> _GIVEN TASK_
In the lines below, output everything from the first line through the line containing "import pandas as pd" exactly as it is. Pictures are not part of the output.

> _DATA LINES_
'''

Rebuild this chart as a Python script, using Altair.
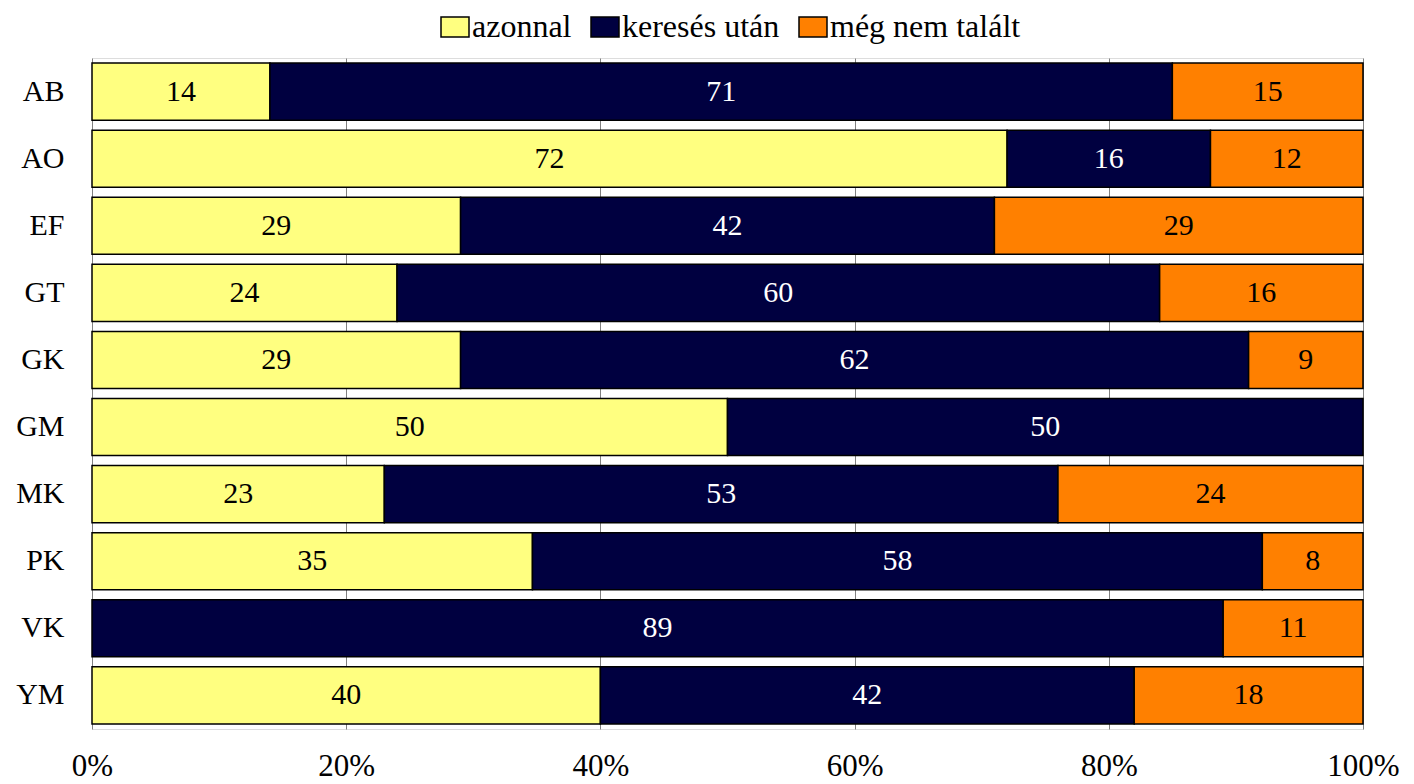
import altair as alt
import pandas as pd

categories = ["AB", "AO", "EF", "GT", "GK", "GM", "MK", "PK", "VK", "YM"]
series = ["azonnal", "keresés után", "még nem talált"]
azonnal = [14, 72, 29, 24, 29, 50, 23, 35, 0, 40]
kereses_utan = [71, 16, 42, 60, 62, 50, 53, 58, 89, 42]
meg_nem_talalt = [15, 12, 29, 16, 9, 0, 24, 8, 11, 18]
bar_colors = ["#FFFF80", "#000040", "#FF8000"]
text_colors = ["black", "white", "black"]
tick_values = [0, 0.2, 0.4, 0.6, 0.8, 1.0]

rows = []
for i, c in enumerate(categories):
    for j, vals in enumerate([azonnal, kereses_utan, meg_nem_talalt]):
        rows.append({"cat": c, "series": series[j], "order": j,
                     "value": vals[i], "tc": text_colors[j]})
df = pd.DataFrame(rows)

FONT = "Liberation Serif"

base = (
    alt.Chart(df)
    .transform_filter("datum.value > 0")
    .transform_stack(
        stack="value",
        groupby=["cat"],
        as_=["v0", "v1"],
        offset="normalize",
        sort=[alt.SortField("order", "ascending")],
    )
    .transform_calculate(mid="(datum.v0 + datum.v1) / 2")
)

y_enc = alt.Y(
    "cat:N",
    sort=categories,
    title=None,
    scale=alt.Scale(paddingInner=0.149, paddingOuter=0.075),
    axis=alt.Axis(
        domain=False, ticks=False, labelFont=FONT, labelFontSize=30,
        labelColor="black", labelPadding=28,
    ),
)

x_axis = alt.Axis(
    format="%", values=tick_values, grid=True, gridColor="#808080",
    gridWidth=1, domain=False, ticks=False, labelFont=FONT,
    labelFontSize=31, labelColor="black", labelPadding=22, labelFlush=False,
)

bars = base.mark_bar(stroke="black", strokeWidth=1.5).encode(
    x=alt.X("v0:Q", title=None, scale=alt.Scale(domain=[0, 1], nice=False), axis=x_axis),
    x2="v1:Q",
    y=y_enc,
    color=alt.Color(
        "series:N",
        scale=alt.Scale(domain=series, range=bar_colors),
        legend=alt.Legend(
            title=None, orient="none", direction="horizontal",
            legendX=347, legendY=-47,
            symbolType="M-1.4,-1L1.4,-1L1.4,1L-1.4,1Z", symbolSize=400,
            symbolStrokeColor="black", symbolStrokeWidth=1.5,
            labelFont=FONT, labelFontSize=32, labelColor="black",
            labelOffset=1, columnPadding=16, labelLimit=500,
        ),
    ),
    order=alt.Order("order:Q"),
)

labels = base.mark_text(font=FONT, fontSize=30, baseline="middle", align="center").encode(
    x=alt.X("mid:Q", axis=x_axis),
    y=y_enc,
    text=alt.Text("value:Q"),
    color=alt.Color("tc:N", scale=None),
)

chart = (
    alt.layer(bars, labels)
    .properties(width=1271, height=671,
                padding={"left": 7, "top": 3, "right": 5, "bottom": 5})
    .configure_view(stroke="black", strokeWidth=2)
    .configure(font=FONT)
)

chart.save("out.html", embed_options={"renderer": "svg", "actions": False})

'''

> _EXERCISE OUTPUT_
Rebuild this chart as a Python script, using Altair.
import altair as alt
import pandas as pd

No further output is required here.